Monday, September 27, 2010

Tuna Casserole and Cinnamon Cheesecake Bars

Here are 2 recipes for you to try out.

Tuna Casserole

• 6-7 T butter, divided
• 1 (8 ounce) package uncooked medium egg noodles (I use whole wheat)
• 1 pkg. frozen mixture of celery, onion and green peppers
• 8 ounces button mushrooms, sliced
• 1/4 cup all-purpose flour
• 2 cups milk
• salt and pepper to taste
• 3 cans of tuna, drained and flaked
• 4 tablespoons bread crumbs
• 2 tablespoons butter, melted
• 2 cups shredded Cheddar cheese

1. Preheat oven to 375 degrees F. Spray 9x13 baking dish with cooking spray.

2. Bring a large pot of lightly salted water to a boil. Add egg noodles, cook for 8 to 10 minutes, until al dente, and drain.

3. Melt 1 tablespoon butter in a skillet over medium-low heat (or cooking spray works just fine). Stir in the onion, celery, and peppers, and cook 5 minutes, until tender. Increase heat to medium-high, and mix in mushrooms. Continue to cook and stir 5 minutes, or until most of the liquid has evaporated.
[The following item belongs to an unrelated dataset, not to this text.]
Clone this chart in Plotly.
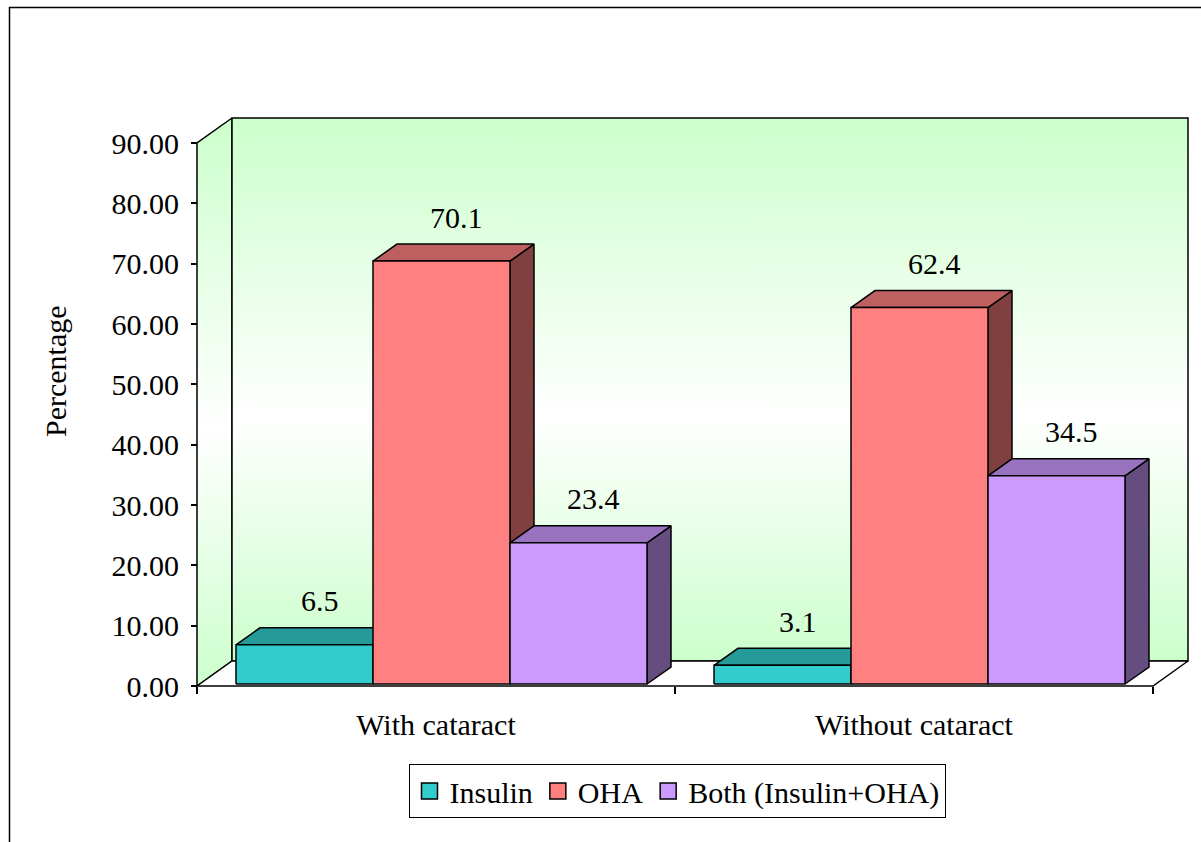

4. Melt 4 tablespoons butter in a medium saucepan, and whisk in flour until smooth. Gradually whisk in milk, and continue cooking 5 minutes, until sauce is smooth and slightly thickened. Season with salt and pepper. Stir in tuna, veggie mixture, and cooked noodles. Transfer to the baking dish. Melt remaining 2 tablespoons butter in a small bowl, mix with bread crumbs, and sprinkle over the casserole. Top with cheese.

5. Bake 25 minutes in the preheated oven, or until bubbly and lightly browned.

Cinnamon Cheesecake Bars

2 pkg. cream cheese
1 stick butter
2 pkg. crescent rolls
2 Tbs. cinnamon
2 cups of sugar

1. Preheat oven to 375 degrees.

2. Roll out 1 pkg. of crescent rolls in an ungreased 9x13 pan (glass works best).

3. Mix both packages of cream cheese with 1½ C sugar until smooth. Smooth this mixture over the layer of crescent rolls in the pan.

4. Roll out the 2nd pkg. of crescent rolls on top of the cream cheese mixture.

5. Melt a stick of butter and pour over the top of the 2nd layer of rolls in the pan.

6. Combine ½ C sugar with 2 Tbs. cinnamon and sprinkle on top of butter.

7. Bake for 20-25 minutes or until golden brown.

8. Allow to cool for 20 minutes. Place in refrigerator overnight for best taste.